start Data extract

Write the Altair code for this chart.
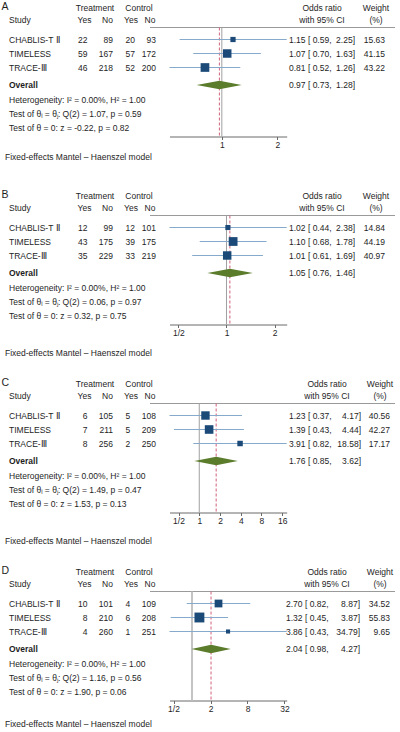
import altair as alt
import pandas as pd

FONT = "Liberation Sans"
TXT = "#1e1e1e"
FS = 8.5

studies = ["CHABLIS-T Ⅱ", "TIMELESS", "TRACE-Ⅲ"]
panel_ids = ["A", "B", "C", "D"]

treat_yes = {"A": [22, 59, 46], "B": [12, 43, 35], "C": [6, 7, 8], "D": [10, 8, 4]}
treat_no = {"A": [89, 167, 218], "B": [99, 175, 229], "C": [105, 211, 256], "D": [101, 210, 260]}
ctrl_yes = {"A": [20, 57, 52], "B": [12, 39, 33], "C": [5, 5, 2], "D": [4, 6, 1]}
ctrl_no = {"A": [93, 172, 200], "B": [101, 175, 219], "C": [108, 209, 250], "D": [109, 208, 251]}

odds = {"A": [1.15, 1.07, 0.81], "B": [1.02, 1.10, 1.01], "C": [1.23, 1.39, 3.91], "D": [2.70, 1.32, 3.86]}
lower = {"A": [0.59, 0.70, 0.52], "B": [0.44, 0.68, 0.61], "C": [0.37, 0.43, 0.82], "D": [0.82, 0.45, 0.43]}
upper = {"A": [2.25, 1.63, 1.26], "B": [2.38, 1.78, 1.69], "C": [4.17, 4.44, 18.58], "D": [8.87, 3.87, 34.79]}
weight = {"A": [15.63, 41.15, 43.22], "B": [14.84, 44.19, 40.97], "C": [40.56, 42.27, 17.17], "D": [34.52, 55.83, 9.65]}

overall_or = {"A": 0.97, "B": 1.05, "C": 1.76, "D": 2.04}
overall_lo = {"A": 0.73, "B": 0.76, "C": 0.85, "D": 0.98}
overall_hi = {"A": 1.28, "B": 1.46, "C": 3.62, "D": 4.27}

i2 = {"A": 0.00, "B": 0.00, "C": 0.00, "D": 0.00}
h2 = {"A": 1.00, "B": 1.00, "C": 1.00, "D": 1.00}
q_stat = {"A": 1.07, "B": 0.06, "C": 1.49, "D": 1.16}
q_p = {"A": 0.59, "B": 0.97, "C": 0.47, "D": 0.56}
z_stat = {"A": -0.22, "B": 0.32, "C": 1.53, "D": 1.90}
z_p = {"A": 0.82, "B": 0.75, "C": 0.13, "D": 0.06}

tick_values = {"A": [1, 2], "B": [0.5, 1, 2], "C": [0.5, 1, 2, 4, 8, 16], "D": [0.5, 2, 8, 32]}

# layout (pixels inside each panel)
PH = 188
ROW0 = 39.5
STEP = 14.0
def r(px):
    return (px - ROW0) / STEP

Y0, Y1 = r(0), r(PH)
yscale = alt.Scale(domain=[Y0, Y1], reverse=True, nice=False, zero=False)

R_LABEL = r(7)
R_H1 = r(8)
R_H2 = r(20)
R_LINE = r(27.5)
R_OVERALL = r(85)
R_HET = [r(99.5), r(113.8), r(128)]
R_AXIS = r(136.5)
note_px = {"A": 157, "B": 165, "C": 165, "D": 160}

right_cols = {
    "A": dict(ci0=289, ci1=355, wt=385, orh=322, wth=376),
    "B": dict(ci0=289, ci1=355, wt=385, orh=322, wth=376),
    "C": dict(ci0=289, ci1=361, wt=390, orh=327, wth=380),
    "D": dict(ci0=286, ci1=360, wt=390, orh=327, wth=380),
}


def y_enc(field="row"):
    return alt.Y(f"{field}:Q", scale=yscale, axis=None)


def text_layer(df, field, x, align="left", bold=False, size=FS):
    return alt.Chart(df).mark_text(
        align=align, baseline="middle", font=FONT, fontSize=size,
        fontWeight="bold" if bold else "normal", color=TXT
    ).encode(x=alt.value(x), y=y_enc(), text=f"{field}:N")


def panel(k):
    n = len(studies)
    df = pd.DataFrame({
        "row": list(range(n)),
        "study": studies,
        "ty": treat_yes[k], "tn": treat_no[k], "cy": ctrl_yes[k], "cn": ctrl_no[k],
        "or": odds[k], "lo": lower[k], "hi": upper[k], "w": weight[k],
    })
    df["ci_l"] = [f"{o:.2f} [ {l:.2f}," for o, l in zip(df["or"], df["lo"])]
    df["ci_r"] = [f"{h:.2f}]" for h in df["hi"]]
    df["wt"] = [f"{w:.2f}" for w in df["w"]]

    ov = pd.DataFrame({
        "row": [R_OVERALL], "lab": ["Overall"],
        "ci_l": [f"{overall_or[k]:.2f} [ {overall_lo[k]:.2f},"],
        "ci_r": [f"{overall_hi[k]:.2f}]"],
    })
    het = pd.DataFrame({
        "row": R_HET,
        "t": [
            f"Heterogeneity: I² = {i2[k]:.2f}%, H² = {h2[k]:.2f}",
            f"Test of θᵢ = θⱼ: Q(2) = {q_stat[k]:.2f}, p = {q_p[k]:.2f}",
            f"Test of θ = 0: z = {z_stat[k]:.2f}, p = {z_p[k]:.2f}",
        ],
    })
    lab = pd.DataFrame({"row": [R_LABEL], "t": [k]})
    h1 = pd.DataFrame({"row": [R_H1], "a": ["Treatment"], "b": ["Control"], "c": ["Odds ratio"], "d": ["Weight"]})
    h2df = pd.DataFrame({"row": [R_H2], "s": ["Study"], "y": ["Yes"], "n": ["No"], "c": ["with 95% CI"], "d": ["(%)"]})
    note = pd.DataFrame({"row": [r(note_px[k])], "t": ["Fixed-effects Mantel – Haenszel model"]})
    line = pd.DataFrame({"row": [R_LINE]})

    xmin = min(lower[k])
    xmax = max(upper[k])
    xscale = alt.Scale(type="log", domain=[xmin, xmax], range=[169.5, 286.7], nice=False, zero=False)
    xaxis = alt.Axis(
        values=tick_values[k], title=None, grid=False, offset=-(PH - 136.5),
        labelExpr="datum.value < 0.9 ? '1/2' : format(datum.value, 'd')",
        tickSize=3, domainColor="#6a6a6a", tickColor="#6a6a6a", domainWidth=1,
        labelFont=FONT, labelFontSize=FS, labelColor=TXT, labelPadding=1,
        labelFlush=False, labelOverlap=False,
    )

    def xf(field):
        return alt.X(f"{field}:Q", scale=xscale, axis=xaxis)

    vlines = pd.DataFrame({"v": [1.0], "y1": [R_LINE], "y2": [R_AXIS]})
    ovline = pd.DataFrame({"v": [overall_or[k]], "y1": [R_LINE], "y2": [R_AXIS]})
    hd = 0.3
    diamond = pd.DataFrame({
        "x": [overall_lo[k], overall_or[k], overall_hi[k]],
        "top": [R_OVERALL, R_OVERALL - hd, R_OVERALL],
        "bot": [R_OVERALL, R_OVERALL + hd, R_OVERALL],
    })

    rc = right_cols[k]
    ref_color = "#c4c4c4" if k == "D" else "#a0a0a0"
    ref_width = 2 if k == "D" else 1
    layers = [
        # header rule
        alt.Chart(line).mark_rule(color="#9a9a9a", strokeWidth=1).encode(
            x=alt.value(150), x2=alt.value(395), y=y_enc()),
        # reference line at 1
        alt.Chart(vlines).mark_rule(color=ref_color, strokeWidth=ref_width).encode(
            x=xf("v"), y=alt.Y("y1:Q", scale=yscale, axis=None), y2="y2:Q"),
        # overall estimate dashed line
        alt.Chart(ovline).mark_rule(color="#d0607a", strokeWidth=1, strokeDash=[3, 2]).encode(
            x=xf("v"), y=alt.Y("y1:Q", scale=yscale, axis=None), y2="y2:Q"),
        # CIs
        alt.Chart(df).mark_rule(color="#86aacb", strokeWidth=1).encode(
            x=xf("lo"), x2="hi:Q", y=y_enc()),
        # squares
        alt.Chart(df).mark_square(filled=True, color="#1c4a78", opacity=1).encode(
            x=xf("or"), y=y_enc(),
            size=alt.Size("w:Q", scale=alt.Scale(domain=[0, 100], range=[0, 175]), legend=None)),
        # diamond
        alt.Chart(diamond).mark_area(color="#5b7c2b", opacity=1).encode(
            x=xf("x"), y=alt.Y("top:Q", scale=yscale, axis=None), y2="bot:Q"),
        # texts
        text_layer(lab, "t", 1.5, size=10.5),
        text_layer(h1, "a", 95, "center"),
        text_layer(h1, "b", 139, "center"),
        text_layer(h1, "c", rc["orh"], "center"),
        text_layer(h1, "d", rc["wth"], "center"),
        text_layer(h2df, "s", 9),
        text_layer(h2df, "y", 84.5, "center"),
        text_layer(h2df, "n", 107.5, "center"),
        text_layer(h2df, "y", 131, "center"),
        text_layer(h2df, "n", 150, "center"),
        text_layer(h2df, "c", rc["orh"], "center"),
        text_layer(h2df, "d", rc["wth"], "center"),
        text_layer(df, "study", 9),
        text_layer(df, "ty", 87.5, "right"),
        text_layer(df, "tn", 113, "right"),
        text_layer(df, "cy", 125.5, "left"),
        text_layer(df, "cn", 156, "right"),
        text_layer(df, "ci_l", rc["ci0"]),
        text_layer(df, "ci_r", rc["ci1"], "right"),
        text_layer(df, "wt", rc["wt"], "right"),
        text_layer(ov, "lab", 9, bold=True),
        text_layer(ov, "ci_l", rc["ci0"]),
        text_layer(ov, "ci_r", rc["ci1"], "right"),
        text_layer(het, "t", 9),
        text_layer(note, "t", 5),
    ]
    return alt.layer(*layers).properties(width=400, height=PH)


chart = alt.vconcat(*[panel(k) for k in panel_ids], spacing=0).properties(
    padding=0
).configure_view(stroke=None).configure_concat(spacing=0)

chart.save("out.html", embed_options={"renderer": "svg", "actions": False})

end Data extract

**Do this**
Write out the lines from the start of the material to the line with "reverse=True, nice=False, zero=False)", inclusive and exactly. Skip the pictures.

**Solution for this exercise**
Write the Altair code for this chart.
import altair as alt
import pandas as pd

FONT = "Liberation Sans"
TXT = "#1e1e1e"
FS = 8.5

studies = ["CHABLIS-T Ⅱ", "TIMELESS", "TRACE-Ⅲ"]
panel_ids = ["A", "B", "C", "D"]

treat_yes = {"A": [22, 59, 46], "B": [12, 43, 35], "C": [6, 7, 8], "D": [10, 8, 4]}
treat_no = {"A": [89, 167, 218], "B": [99, 175, 229], "C": [105, 211, 256], "D": [101, 210, 260]}
ctrl_yes = {"A": [20, 57, 52], "B": [12, 39, 33], "C": [5, 5, 2], "D": [4, 6, 1]}
ctrl_no = {"A": [93, 172, 200], "B": [101, 175, 219], "C": [108, 209, 250], "D": [109, 208, 251]}

odds = {"A": [1.15, 1.07, 0.81], "B": [1.02, 1.10, 1.01], "C": [1.23, 1.39, 3.91], "D": [2.70, 1.32, 3.86]}
lower = {"A": [0.59, 0.70, 0.52], "B": [0.44, 0.68, 0.61], "C": [0.37, 0.43, 0.82], "D": [0.82, 0.45, 0.43]}
upper = {"A": [2.25, 1.63, 1.26], "B": [2.38, 1.78, 1.69], "C": [4.17, 4.44, 18.58], "D": [8.87, 3.87, 34.79]}
weight = {"A": [15.63, 41.15, 43.22], "B": [14.84, 44.19, 40.97], "C": [40.56, 42.27, 17.17], "D": [34.52, 55.83, 9.65]}

overall_or = {"A": 0.97, "B": 1.05, "C": 1.76, "D": 2.04}
overall_lo = {"A": 0.73, "B": 0.76, "C": 0.85, "D": 0.98}
overall_hi = {"A": 1.28, "B": 1.46, "C": 3.62, "D": 4.27}

i2 = {"A": 0.00, "B": 0.00, "C": 0.00, "D": 0.00}
h2 = {"A": 1.00, "B": 1.00, "C": 1.00, "D": 1.00}
q_stat = {"A": 1.07, "B": 0.06, "C": 1.49, "D": 1.16}
q_p = {"A": 0.59, "B": 0.97, "C": 0.47, "D": 0.56}
z_stat = {"A": -0.22, "B": 0.32, "C": 1.53, "D": 1.90}
z_p = {"A": 0.82, "B": 0.75, "C": 0.13, "D": 0.06}

tick_values = {"A": [1, 2], "B": [0.5, 1, 2], "C": [0.5, 1, 2, 4, 8, 16], "D": [0.5, 2, 8, 32]}

# layout (pixels inside each panel)
PH = 188
ROW0 = 39.5
STEP = 14.0
def r(px):
    return (px - ROW0) / STEP

Y0, Y1 = r(0), r(PH)
yscale = alt.Scale(domain=[Y0, Y1], reverse=True, nice=False, zero=False)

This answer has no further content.